Born Frances Ethel Gumm, Judy Garland first hit the stage at age 2, and never experienced a “normal” childhood or traditional relationship. Despite her immense talent, she was never able to find peace with the pressures of performing. Years of abuse led to an early death, not long after she finished her London run. The film never backs away from the tragic story, but also allows one of the brightest stars of an era to shine through. For those who only know Judy as that homesick girl from Kansas, or maybe also as the rosy-cheeked youngster on the Trolley in the holiday favorite MEET ME IN ST LOUIS (directed by her future husband Vincente Minnelli), there is likely a shock factor in seeing the broken icon in middle age.
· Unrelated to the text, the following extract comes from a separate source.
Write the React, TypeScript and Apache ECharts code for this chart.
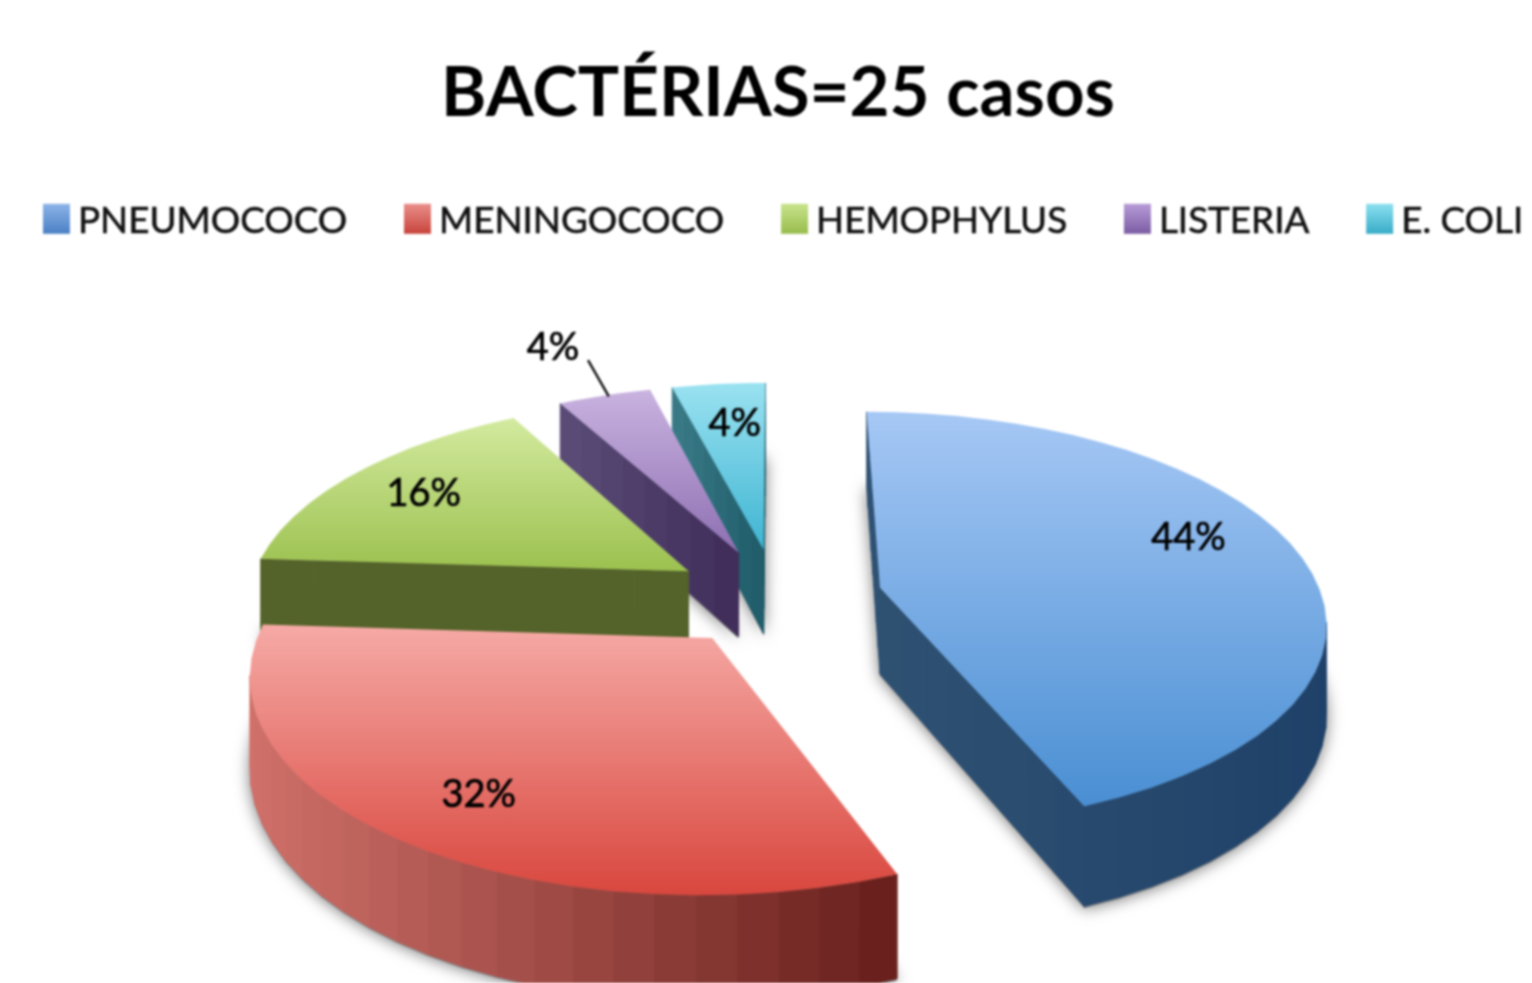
import React, { useEffect, useRef } from "react";
import * as echarts from "echarts";

const categories = ["PNEUMOCOCO", "MENINGOCOCO", "HEMOPHYLUS", "LISTERIA", "E. COLI"];
const values = [44, 32, 16, 4, 4];
const titleText = "BACTÉRIAS=25 casos";

const topColors = [
  ["#a6c8f5", "#4a8fd3"],
  ["#f6aaa6", "#d9473e"],
  ["#d3ea9f", "#9cc14f"],
  ["#c9b3e0", "#8e6fb2"],
  ["#9ae2f1", "#3fb5d2"],
];
const wallColors = [
  ["#2f5273", "#1f4169"],
  ["#d0706a", "#671f1b"],
  ["#54632a", "#54632a"],
  ["#5b4c78", "#3f2c58"],
  ["#3b7b88", "#1e5a68"],
];
const legendColors = [
  ["#8db4e8", "#4a80c4"],
  ["#ea8e8a", "#c8443c"],
  ["#c8e48c", "#98bc4c"],
  ["#b89cd8", "#7c5ca4"],
  ["#8ce0f0", "#38acc8"],
];
// label placement relative to each slice's apex: angle in degrees, radius as a pie fraction
const labelPolar = [
  [69.7, 0.79],
  [215.1, 0.78],
  [303, 0.79],
  [337.5, 1.39],
  [354, 0.75],
];
const leaderPolar = [[338.9, 0.99], [340, 1.25]];

// projection of the tilted pie
const CX = 776.5, CY = 597, AX = 442, AY = 205, PERSP = 0.15, EXPLODE = 0.24, DEPTH = 87;
const total = values.reduce((a, b) => a + b, 0);

function project(X: number, Y: number, down = 0) {
  const s = 1 / (1 - PERSP * Y);
  return [CX + AX * X * s, CY + AY * Y * s + down * s];
}
function hexMix(a: string, b: string, t: number) {
  const p = (h: string) => [1, 3, 5].map((i) => parseInt(h.slice(i, i + 2), 16));
  const A = p(a), B = p(b);
  return "rgb(" + A.map((v, i) => Math.round(v + (B[i] - v) * t)).join(",") + ")";
}
function vGrad(c: string[]) {
  return new echarts.graphic.LinearGradient(0, 0, 0, 1, [
    { offset: 0, color: c[0] },
    { offset: 1, color: c[1] },
  ]);
}

function sliceItem(index: number, value: number) {
  const startFrac = values.slice(0, index).reduce((a, b) => a + b, 0) / total;
  const start = startFrac * 2 * Math.PI;
  const sweep = (value / total) * 2 * Math.PI;
  const mid = start + sweep / 2;
  const ox = Math.sin(mid) * EXPLODE;
  const oy = -Math.cos(mid) * EXPLODE;
  const pt = (ang: number, r: number): [number, number] => [
    ox + Math.sin(ang) * r,
    oy - Math.cos(ang) * r,
  ];
  const N = Math.max(6, Math.round((value / total) * 80));
  const outline: [number, number][] = [[ox, oy]];
  for (let k = 0; k <= N; k++) outline.push(pt(start + (sweep * k) / N, 1));
  const topPts = outline.map((w) => project(w[0], w[1]));
  const botPts = outline.map((w) => project(w[0], w[1], DEPTH));
  const xs = topPts.map((p) => p[0]);
  const minX = Math.min(...xs), maxX = Math.max(...xs);
  const wc = wallColors[index];
  const children: any[] = [];

  children.push({
    type: "polygon",
    shape: { points: botPts.map((p) => [p[0], p[1] + 2]) },
    style: { fill: "#8a8a8a", shadowBlur: 16, shadowColor: "rgba(0,0,0,0.55)" },
  });

  const addWall = (a: [number, number], b: [number, number], steps: number) => {
    for (let j = 0; j < steps; j++) {
      const t0 = j / steps, t1 = (j + 1) / steps;
      const wa: [number, number] = [a[0] + (b[0] - a[0]) * t0, a[1] + (b[1] - a[1]) * t0];
      const wb: [number, number] = [a[0] + (b[0] - a[0]) * t1, a[1] + (b[1] - a[1]) * t1];
      const pa = project(wa[0], wa[1]), pb = project(wb[0], wb[1]);
      if (pb[0] >= pa[0]) continue;
      const qa = project(wa[0], wa[1], DEPTH), qb = project(wb[0], wb[1], DEPTH);
      const t = maxX > minX ? ((pa[0] + pb[0]) / 2 - minX) / (maxX - minX) : 0;
      const col = hexMix(wc[0], wc[1], t);
      children.push({
        type: "polygon",
        shape: { points: [pa, pb, qb, qa] },
        style: { fill: col, stroke: col, lineWidth: 0.8 },
      });
    }
  };
  addWall(outline[0], outline[1], 8);
  for (let k = 1; k < outline.length - 1; k++) addWall(outline[k], outline[k + 1], 1);
  addWall(outline[outline.length - 1], outline[0], 8);

  children.push({
    type: "polygon",
    shape: { points: topPts },
    style: { fill: vGrad(topColors[index]) },
  });

  const lp = labelPolar[index];
  const lw = pt((lp[0] * Math.PI) / 180, lp[1]);
  const lpos = project(lw[0], lw[1]);
  if (index === 3) {
    const a = pt((leaderPolar[0][0] * Math.PI) / 180, leaderPolar[0][1]);
    const b = pt((leaderPolar[1][0] * Math.PI) / 180, leaderPolar[1][1]);
    const pa = project(a[0], a[1]), pb = project(b[0], b[1]);
    children.push({
      type: "line",
      shape: { x1: pa[0], y1: pa[1], x2: pb[0], y2: pb[1] },
      style: { stroke: "#111", lineWidth: 2.4 },
    });
  }
  children.push({
    type: "text",
    style: {
      text: Math.round((value / total) * 100) + "%",
      x: lpos[0],
      y: lpos[1],
      align: "center",
      verticalAlign: "middle",
      fill: "#000",
      stroke: "#000",
      lineWidth: 0.7,
      font: "38px Lato",
    },
  });
  return { type: "group", children };
}

export default function App() {
  const ref = useRef<HTMLDivElement>(null);
  useEffect(() => {
    if (!ref.current) return;
    const chart = echarts.init(ref.current, undefined, { renderer: "svg" });
    chart.setOption({
      animation: false,
      backgroundColor: "#ffffff",
      title: {
        text: titleText,
        left: 773,
        top: 50,
        textAlign: "center",
        textStyle: { fontFamily: "Lato", fontWeight: "bold", fontSize: 69, color: "#000" },
      },
      legend: {
        left: 43,
        top: 200,
        width: 2000,
        padding: 0,
        data: categories,
        icon: "rect",
        itemWidth: 27,
        itemHeight: 30,
        itemGap: 56.5,
        selectedMode: false,
        textStyle: {
          fontFamily: "Lato",
          fontSize: 36.8,
          color: "#111",
          textBorderColor: "#111",
          textBorderWidth: 0.6,
          padding: [7, 0, 0, 3],
        },
      },
      series: categories.map((name, i) => ({
        type: "custom",
        name,
        coordinateSystem: "none",
        silent: true,
        z: 5 - i,
        itemStyle: { color: vGrad(legendColors[i]) },
        data: [[values[i]]],
        renderItem: (_p: any, api: any) => sliceItem(i, api.value(0)),
      })),
    });
    return () => chart.dispose();
  }, []);
  return (
    <div
      ref={ref}
      style={{ position: "fixed", left: 0, top: 0, width: 1532, height: 983, filter: "blur(0.9px)" }}
    />
  );
}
The film also deals with that always-present bond she had with her audience, especially with the gay community – although a certain sequence of the film involving a gay couple (both huge fans) seems quite improbable.

For a film like this to work (it was not sanctioned by Judy’s daughter Liza Minnelli), it all rides on the lead performance.  Renee Zellweger beautifully captures both the tragic essence and the stunning talent of the late 1960’s Judy Garland, an iconic and revered entertainment figure. The film allows us to understand the lifelong mistreatment and heartbreak of this woman, as well as the strength and joy she received while performing live. Balancing the “early” Judy with the “later” Judy was a brilliant way of bringing her life full circle. Ms. Zellweger’s performance goes so much deeper than singing on stage … she embodies the insecurity and frailties of a woman who was never afforded the opportunity to live her own life.

NOTE: There was a 2001 TV mini-series entitled “Life with Judy Garland: Me and My Shadows”, based on daughter Lorna Luft’s memoir, in which Judy Davis (lip-synching to Ms. Garland’s songs) delivered an impressive and Emmy winning performance.